Kyiv and Washington watch on

Poland’s election will be watched not just to its west, but to its east – as a more contentious tone creeps into Warsaw’s once-steadfast relationship with Kyiv.

“Support for Ukraine has been the source of Poland’s moral superiority in foreign policy for the last year and a half,” Buras said. “Now there are very serious cracks in this image.”

The Polish government has increasingly targeted Ukraine with robust rhetoric – particularly over the imports of Ukrainian grain that it says would undercut Polish farmers, but also on the supply of Western weapons and Kyiv’s attempts to join NATO and the EU.

Historical grievances over a World War II-era massacre by Ukrainian nationalists have also been resurfaced this year, reinforcing tensions that were buried in the months following Russia’s invasion.

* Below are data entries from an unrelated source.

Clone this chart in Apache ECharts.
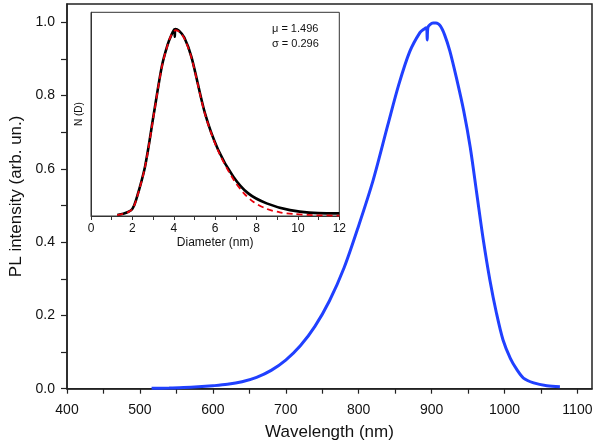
<!DOCTYPE html>
<html>
<head>
<meta charset="utf-8">
<script src="https://cdn.jsdelivr.net/npm/echarts@6/dist/echarts.min.js"></script>
<style>
html,body{margin:0;padding:0;background:#fff;}
#chart{width:600px;height:447px;}
</style>
</head>
<body>
<div id="chart"></div>
<script>
// ---- Main PL spectrum (wavelength nm, normalized intensity) ----
const wavelength = [516, 540, 560, 580, 600, 620, 640, 660, 680, 700, 720, 740, 760, 780, 800, 820, 840, 855, 870, 884, 890, 893, 894, 895, 902, 906, 912, 918, 925, 934, 944, 953, 962, 971, 980, 989, 998, 1008, 1017, 1026, 1040, 1058, 1076];
const plIntensity = [0.001, 0.002, 0.003, 0.005, 0.008, 0.012, 0.019, 0.031, 0.050, 0.078, 0.117, 0.170, 0.240, 0.330, 0.445, 0.570, 0.720, 0.830, 0.920, 0.972, 0.982, 0.985, 0.952, 0.986, 0.998, 0.998, 0.990, 0.965, 0.922, 0.849, 0.759, 0.659, 0.532, 0.405, 0.296, 0.206, 0.133, 0.083, 0.052, 0.029, 0.016, 0.008, 0.005];

// ---- Inset: size distribution N(D) ----
const diameter = [1.27, 1.56, 1.80, 2.0, 2.18, 2.61, 3.04, 3.42, 3.70, 3.90, 4.03, 4.05, 4.07, 4.25, 4.51, 4.86, 5.51, 6.15, 6.88, 7.60, 8.49, 9.62, 11.39, 12.0];
const nDist = [0.005, 0.011, 0.020, 0.035, 0.079, 0.242, 0.504, 0.733, 0.840, 0.892, 0.916, 0.88, 0.918, 0.910, 0.876, 0.779, 0.504, 0.324, 0.193, 0.111, 0.062, 0.029, 0.013, 0.013];
const fitDiameter = [1.27, 1.56, 1.80, 2.0, 2.18, 2.61, 3.04, 3.42, 3.70, 3.90, 4.10, 4.25, 4.51, 4.86, 5.51, 6.15, 6.88, 7.36, 7.84, 8.49, 9.13, 9.78, 10.74, 12.0];
const fitValues = [0.004, 0.010, 0.019, 0.034, 0.077, 0.240, 0.500, 0.730, 0.838, 0.892, 0.912, 0.905, 0.872, 0.775, 0.500, 0.318, 0.180, 0.115, 0.070, 0.035, 0.018, 0.010, 0.004, 0.002];

// ---- Tick labels ----
const xTickLabels = [400, 500, 600, 700, 800, 900, 1000, 1100];
const xTicks = [400, 450, 500, 550, 600, 650, 700, 750, 800, 850, 900, 950, 1000, 1050, 1100];
const yTickLabels = [0, 0.2, 0.4, 0.6, 0.8, 1.0];
const yTicks = [0, 0.1, 0.2, 0.3, 0.4, 0.5, 0.6, 0.7, 0.8, 0.9, 1.0];
const insetXTickLabels = [0, 2, 4, 6, 8, 10, 12];
const insetXTicks = [0, 1, 2, 3, 4, 5, 6, 7, 8, 9, 10, 11, 12];

const muText = '\u03bc = 1.496';
const sigmaText = '\u03c3 = 0.296';

const FONT = 'Liberation Sans, Arial, sans-serif';
const zip = (a, b) => a.map((v, i) => [v, b[i]]);

const chart = echarts.init(document.getElementById('chart'), null, {renderer: 'canvas'});
chart.setOption({
  animation: false,
  backgroundColor: '#fff',
  grid: [
    {left: 67, right: 8, top: 4, bottom: 58.3, containLabel: false, outerBoundsMode: 'none',
     show: true, borderColor: '#222', borderWidth: 1.5, backgroundColor: 'transparent'},
    {left: 91, right: 260.7, top: 12.3, bottom: 231, containLabel: false, outerBoundsMode: 'none',
     show: true, borderColor: '#333', borderWidth: 1, backgroundColor: '#fff', z: 5}
  ],
  xAxis: [
    {gridIndex: 0, type: 'value', min: 400, max: 1120, splitLine: {show: false},
     axisLine: {lineStyle: {color: '#222', width: 1.5}},
     axisTick: {show: true, inside: false, length: 5, customValues: xTicks, lineStyle: {color: '#222', width: 1.2}},
     axisLabel: {customValues: xTickLabels, margin: 14, fontSize: 14, color: '#111', fontFamily: FONT,
                 formatter: v => String(v)},
     name: 'Wavelength (nm)', nameLocation: 'middle', nameGap: 35,
     nameTextStyle: {fontSize: 17, color: '#111', fontFamily: FONT}},
    {gridIndex: 1, type: 'value', min: 0, max: 12, splitLine: {show: false},
     axisLine: {lineStyle: {color: '#333', width: 1}},
     axisTick: {show: true, inside: false, length: 4, customValues: insetXTicks, lineStyle: {color: '#333', width: 1}},
     axisLabel: {customValues: insetXTickLabels, margin: 7, fontSize: 12, color: '#111', fontFamily: FONT,
                 formatter: v => String(v)},
     name: 'Diameter (nm)', nameLocation: 'middle', nameGap: 21,
     nameTextStyle: {fontSize: 12, color: '#111', fontFamily: FONT}, z: 6}
  ],
  yAxis: [
    {gridIndex: 0, type: 'value', min: 0, max: 1.05, splitLine: {show: false},
     axisLine: {show: true, lineStyle: {color: '#222', width: 1.5}},
     axisTick: {show: true, inside: false, length: 6, customValues: yTicks, lineStyle: {color: '#222', width: 1.2}},
     axisLabel: {customValues: yTickLabels, margin: 12, fontSize: 14, color: '#111', fontFamily: FONT,
                 formatter: v => Number(v).toFixed(1)},
     name: 'PL intensity (arb. un.)', nameLocation: 'middle', nameGap: 37, nameRotate: 90,
     nameTextStyle: {fontSize: 17, color: '#111', fontFamily: FONT}},
    {gridIndex: 1, type: 'value', min: 0, max: 1, splitLine: {show: false},
     axisLine: {show: true, lineStyle: {color: '#333', width: 1}},
     axisTick: {show: false}, axisLabel: {show: false},
     name: 'N (D)', nameLocation: 'middle', nameGap: 7, nameRotate: 90,
     nameTextStyle: {fontSize: 10, color: '#111', fontFamily: FONT}, z: 6}
  ],
  graphic: [
    {type: 'text', left: 272, top: 23, z: 100,
     style: {text: muText, font: '11px ' + FONT, fill: '#111'}},
    {type: 'text', left: 272, top: 38, z: 100,
     style: {text: sigmaText, font: '11px ' + FONT, fill: '#111'}}
  ],
  series: [
    {type: 'line', xAxisIndex: 0, yAxisIndex: 0, data: zip(wavelength, plIntensity),
     showSymbol: false, smooth: 0.3, lineStyle: {color: '#2040ff', width: 3}, z: 2},
    {type: 'line', xAxisIndex: 1, yAxisIndex: 1, data: zip(diameter, nDist),
     showSymbol: false, smooth: 0.3, lineStyle: {color: '#000', width: 2.6}, z: 10},
    {type: 'line', xAxisIndex: 1, yAxisIndex: 1, data: zip(fitDiameter, fitValues),
     showSymbol: false, smooth: 0.3, lineStyle: {color: '#e8000b', width: 1.8, type: [6, 4]}, z: 11}
  ]
});
</script>
</body>
</html>
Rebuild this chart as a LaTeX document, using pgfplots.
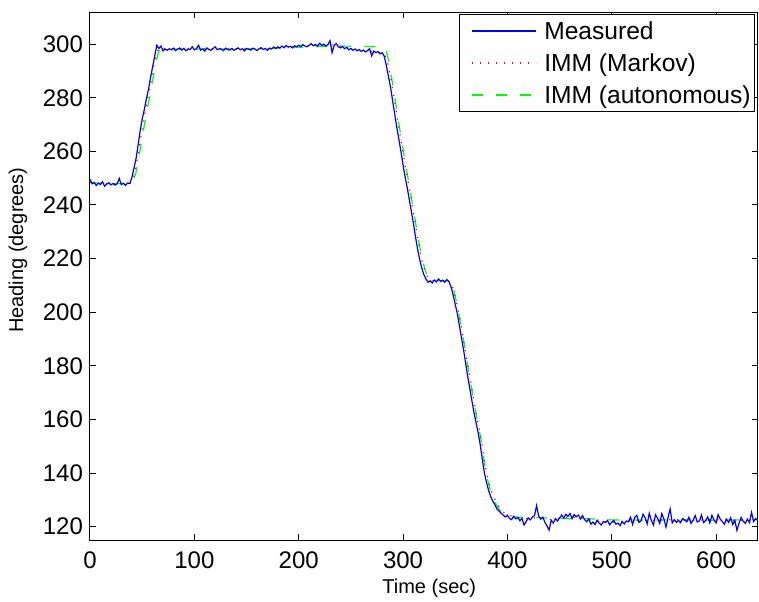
\documentclass[border=0pt]{standalone}
\usepackage{fontspec}
\setmainfont{Liberation Sans}
\usepackage{pgfplots}
\usepackage{pgfplotstable}
\pgfplotsset{compat=1.18}

\pgfplotstableread{
t h
0 249.6
2 247.9
4 248.4
6 247.3
8 248.1
10 247.6
12 248.7
14 247.0
16 247.8
18 248.3
20 247.5
22 248.0
24 247.4
26 247.9
28 249.9
30 247.6
32 248.1
34 247.3
36 248.2
38 248.0
40 250.0
42 253.5
44 257.0
46 262.0
48 267.5
50 272.0
52 275.5
54 279.5
56 283.0
58 287.5
60 291.5
62 295.5
64 299.6
66 298.4
68 299.3
70 297.5
72 298.2
74 297.7
76 298.3
78 297.9
80 298.5
82 297.6
84 298.1
86 298.6
88 297.8
90 298.4
92 297.5
94 298.2
96 298.0
98 299.0
100 297.9
102 298.3
104 299.6
106 297.8
108 298.2
110 297.4
112 298.6
114 298.0
116 297.7
118 298.4
120 299.0
122 297.9
124 298.3
126 298.1
128 297.6
130 298.5
132 298.0
134 297.8
136 298.4
138 297.7
140 298.2
142 298.6
144 297.9
146 298.3
148 297.5
150 298.4
152 298.1
154 297.8
156 298.5
158 298.2
160 297.6
162 298.3
164 298.7
166 298.0
168 298.4
170 297.7
172 298.5
174 298.2
176 298.9
178 298.4
180 299.0
182 298.5
184 299.3
186 298.7
188 299.5
190 298.9
192 299.2
194 298.6
196 299.4
198 299.0
200 299.6
202 299.1
204 299.8
206 299.3
208 299.0
210 299.6
212 300.2
214 299.4
216 299.9
218 299.2
220 300.3
222 299.5
224 300.0
226 299.3
228 299.8
230 301.3
232 296.8
234 299.6
236 300.2
238 299.0
240 298.6
242 299.1
244 298.3
246 298.8
248 297.9
250 298.4
252 297.7
254 298.2
256 297.5
258 298.0
260 297.3
262 297.8
264 297.1
266 297.6
268 298.3
270 295.6
272 297.4
274 296.9
276 297.2
278 296.4
280 296.8
282 295.5
284 292.0
286 288.0
288 284.0
290 279.0
292 274.0
294 269.0
296 264.5
298 260.0
300 255.0
302 250.5
304 246.5
306 242.0
308 237.5
310 233.0
312 228.0
314 223.5
316 219.5
318 216.5
320 214.0
322 212.3
324 211.2
326 211.7
328 210.9
330 212.0
332 211.3
334 212.4
336 211.5
338 211.9
340 211.2
342 212.2
344 211.4
346 209.5
348 206.5
350 203.0
352 199.5
354 195.0
356 190.5
358 186.0
360 181.0
362 176.0
364 171.5
366 167.0
368 162.5
370 158.8
372 155.0
374 150.5
376 145.0
378 140.0
380 136.5
382 133.5
384 131.2
386 129.5
388 128.2
390 126.6
392 125.8
394 125.0
396 124.3
398 123.6
400 124.2
402 123.1
404 122.6
406 123.8
408 122.9
410 123.4
412 122.2
414 123.0
416 120.6
418 121.9
420 123.2
422 122.5
424 123.6
426 124.1
428 127.8
430 124.0
432 122.8
434 123.5
436 121.6
438 120.2
440 118.7
442 122.4
444 121.3
446 123.0
448 122.1
450 123.2
452 124.3
454 123.2
456 124.6
458 123.8
460 124.9
462 123.0
464 124.5
466 123.7
468 124.3
470 122.8
472 124.1
474 122.6
476 121.8
478 122.9
480 120.9
482 121.7
484 120.8
486 122.4
488 121.3
490 120.6
492 121.9
494 121.5
496 122.3
498 120.7
500 121.6
502 122.3
504 120.9
506 121.3
508 120.4
510 121.9
512 121.0
514 122.1
516 121.8
518 123.5
520 120.8
522 123.4
524 124.2
526 121.6
528 122.1
530 124.6
532 123.3
534 121.0
536 125.0
538 122.3
540 120.6
542 124.4
544 123.1
546 121.2
548 124.8
550 122.9
552 119.8
554 123.4
556 126.6
558 121.4
560 122.6
562 121.6
564 122.3
566 121.5
568 123.0
570 122.4
572 121.8
574 123.5
576 121.2
578 122.4
580 124.1
582 121.7
584 122.1
586 124.3
588 121.5
590 122.2
592 123.6
594 121.4
596 124.2
598 122.5
600 121.4
602 124.5
604 122.8
606 121.9
608 120.9
610 122.8
612 121.6
614 123.3
616 120.8
618 122.3
620 118.6
622 121.2
624 123.4
626 122.0
628 121.2
630 122.8
632 121.5
634 125.3
636 121.9
638 123.0
640 122.4
}\measured

\pgfplotstableread{
t h
0 248.5
10 248.0
20 247.8
30 248.0
38 248.0
40 248.5
42 251.0
44 254.5
46 258.5
48 263.5
50 268.5
52 273.0
54 277.0
56 281.0
58 285.0
60 289.5
62 293.5
64 297.0
66 298.5
70 298.3
80 298.1
100 298.2
120 298.3
140 298.1
160 298.2
180 298.6
200 299.2
220 299.6
230 299.8
240 299.2
250 298.3
260 297.7
270 297.2
280 296.8
283 296.0
285 293.5
287 289.5
289 285.5
291 281.0
293 276.0
295 271.0
297 266.5
299 262.0
301 257.0
303 252.5
305 248.5
307 244.0
309 239.5
311 235.0
313 230.0
315 225.5
317 221.5
319 218.0
321 215.5
323 213.5
325 212.2
330 211.6
340 211.7
345 211.5
347 210.0
349 207.5
351 204.0
353 200.5
355 196.5
357 192.0
359 187.5
361 183.0
363 178.0
365 173.5
367 169.0
369 164.5
371 160.5
373 156.5
375 152.5
377 147.5
379 142.5
381 138.5
383 135.5
385 133.0
387 131.0
389 129.5
391 128.0
393 127.0
395 126.0
397 125.2
400 124.4
410 123.3
420 123.0
430 123.4
440 122.6
450 123.0
460 123.6
470 123.4
480 122.4
500 121.6
520 122.2
540 122.4
560 122.6
580 122.4
600 122.6
620 122.3
640 122.5
}\markov

\pgfplotstableread{
t h
0 248.3
20 248.0
40 248.0
42 249.5
44 252.0
46 256.0
48 260.5
50 265.0
52 269.5
54 274.0
56 278.0
58 282.0
60 286.5
62 290.5
64 294.5
66 297.5
68 298.4
80 298.2
120 298.2
160 298.3
180 298.5
200 298.8
220 299.1
240 299.3
260 299.2
275 299.0
283 298.5
285 296.0
287 292.0
289 287.5
291 283.0
293 278.0
295 273.0
297 268.0
299 263.5
301 258.5
303 254.0
305 249.5
307 245.0
309 240.5
311 236.0
313 231.0
315 226.5
317 222.5
319 219.0
321 216.0
323 214.0
325 212.5
330 211.8
340 211.8
346 211.6
348 209.5
350 206.0
352 202.5
354 198.5
356 194.0
358 189.5
360 185.0
362 180.0
364 175.5
366 171.0
368 166.5
370 162.0
372 158.0
374 154.0
376 149.0
378 144.0
380 139.5
382 136.0
384 133.2
386 131.0
388 129.2
390 127.8
392 126.6
394 125.7
396 125.0
400 124.2
410 123.5
430 123.3
450 123.0
480 122.9
500 122.5
540 122.5
600 122.4
640 122.6
}\autonomous

\begin{document}
\begin{tikzpicture}
\begin{axis}[
  scale only axis,
  width=333.9pt, height=264pt,
  xmin=0, xmax=640, ymin=115, ymax=312,
  xtick={0,100,...,600},
  ytick={120,140,...,300},
  tick align=inside,
  major tick length=3pt,
  axis line style={line width=0.5pt},
  every tick/.style={black, line width=0.5pt},
  /pgf/number format/assume math mode=true,
  tick label style={font=\fontsize{12}{14}\selectfont},
  xticklabel style={yshift=-2.5pt},
  xlabel={Time (sec)},
  ylabel={Heading (degrees)},
  label style={font=\fontsize{10}{12}\selectfont},
  xlabel style={at={(axis description cs:0.508,0)}, anchor=center, yshift=-24pt},
  ylabel style={at={(axis description cs:0,0.549)}, anchor=center, yshift=36pt},
  legend cell align=left,
  legend image code/.code={\path (0pt,0pt); \draw[#1] (6pt,0pt) -- (38pt,0pt); \path (40pt,0pt);},
  legend style={at={(1,1)}, anchor=north east, xshift=-1.3pt, yshift=-1pt,
    draw=black, line width=0.5pt, fill=white,
    font=\fontsize{12.3}{14}\selectfont,
    inner xsep=0pt, inner ysep=1.5pt, row sep=2.5pt,
    nodes={text height=10pt, text depth=1.5pt, inner xsep=2pt, inner ysep=1pt}},
]
\addlegendimage{blue, line width=0.6pt}
\addlegendentry{Measured}
\addlegendimage{red, line width=0.6pt, dash pattern=on 0.6pt off 3.4pt}
\addlegendentry{IMM (Markov)}
\addlegendimage{green, line width=0.6pt, dash pattern=on 5.5pt off 6.5pt}
\addlegendentry{IMM (autonomous)}

\addplot[forget plot, green, line width=0.6pt, dash pattern=on 5.5pt off 6.5pt] table[x=t,y=h] {\autonomous};
\addplot[forget plot, red, line width=0.6pt, dash pattern=on 0.6pt off 3.4pt] table[x=t,y=h] {\markov};
\addplot[forget plot, blue, line width=0.6pt] table[x=t,y=h] {\measured};
\end{axis}
\pgfresetboundingbox
\path (-45pt,-30.5pt) rectangle (334.5pt,270pt);
\end{tikzpicture}
\end{document}
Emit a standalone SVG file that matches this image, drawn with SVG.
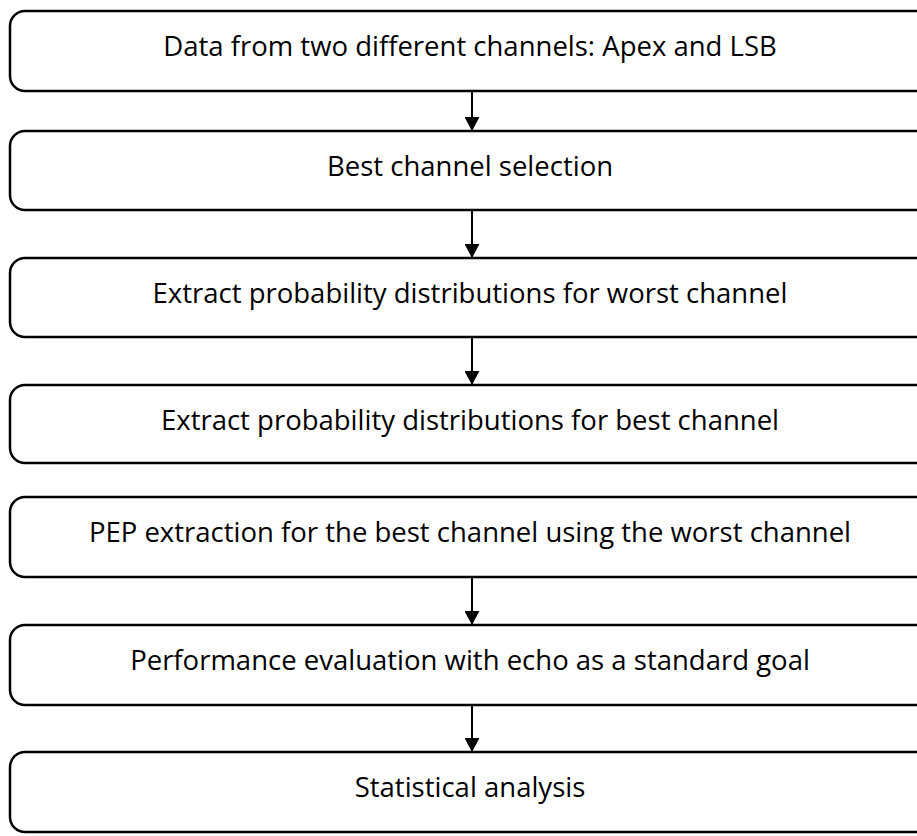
<svg xmlns="http://www.w3.org/2000/svg" width="917" height="836" viewBox="0 0 917 836">
  <style>
    .box { fill: #ffffff; stroke: #000000; stroke-width: 2.5; }
    .label { font-family: "Open Sans", "Liberation Sans", Arial, sans-serif; font-size: 27.5px; fill: #000000; text-anchor: middle; }
    .arrow { stroke: #000000; stroke-width: 2; fill: none; }
  </style>
  <defs>
    <marker id="head" viewBox="0 0 14 15" refX="14" refY="7.5" markerWidth="14" markerHeight="15" markerUnits="userSpaceOnUse" orient="auto">
      <path d="M0,0 L14,7.5 L0,15 Z" fill="#000000"/>
    </marker>
  </defs>
  <rect width="917" height="836" fill="#ffffff"/>

  <g id="connectors">
    <line class="arrow" x1="472" y1="91" x2="472" y2="131" marker-end="url(#head)"/>
    <line class="arrow" x1="472" y1="210" x2="472" y2="258" marker-end="url(#head)"/>
    <line class="arrow" x1="472" y1="337" x2="472" y2="385" marker-end="url(#head)"/>
    <line class="arrow" x1="472" y1="577" x2="472" y2="625" marker-end="url(#head)"/>
    <line class="arrow" x1="472" y1="705" x2="472" y2="752" marker-end="url(#head)"/>
  </g>

  <g id="node-data">
    <rect class="box" x="10" y="11" width="924" height="80" rx="15"/>
    <text class="label" x="470" y="56">Data from two different channels: Apex and LSB</text>
  </g>
  <g id="node-best-channel">
    <rect class="box" x="10" y="131" width="924" height="79" rx="15"/>
    <text class="label" x="470" y="176">Best channel selection</text>
  </g>
  <g id="node-worst-dist">
    <rect class="box" x="10" y="258" width="924" height="79" rx="15"/>
    <text class="label" x="470" y="303">Extract probability distributions for worst channel</text>
  </g>
  <g id="node-best-dist">
    <rect class="box" x="10" y="385" width="924" height="78" rx="15"/>
    <text class="label" x="470" y="430">Extract probability distributions for best channel</text>
  </g>
  <g id="node-pep">
    <rect class="box" x="10" y="497" width="924" height="80" rx="15"/>
    <text class="label" x="470" y="542">PEP extraction for the best channel using the worst channel</text>
  </g>
  <g id="node-performance">
    <rect class="box" x="10" y="625" width="924" height="80" rx="15"/>
    <text class="label" x="470" y="670">Performance evaluation with echo as a standard goal</text>
  </g>
  <g id="node-statistics">
    <rect class="box" x="10" y="752" width="924" height="80" rx="15"/>
    <text class="label" x="470" y="797">Statistical analysis</text>
  </g>
</svg>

Driving that change has been the emergence of a far-right party, the Confederation, which rallies against the economic assistance given to Ukrainian refugees in Poland. The group has gained support this year in many of PiS’s rural strongholds, and government officials have responded by toughening their tone towards Kyiv.

“One likely outcome is a coalition between PiS and Confederation, and that would be very bad news for Polish-Ukrainian relations,” Kucharczyk said.

It is difficult to imagine any scenario in which Poland halts Western weapons crossing its territory for Ukraine, and Poland’s longstanding opposition towards Russia will remain a defining pillar of its worldview.

Still, experts say relations between Warsaw and Kyiv could sour further if Warsaw rows back on its financial and military support after the poll.

“Poland has very deep interests in supporting Ukraine,” Kucharczyk added. “But the damage done during the election campaign would continue and the result would be that Ukrainians would more and more look to Berlin and Washington as their partners, rather than to Warsaw.”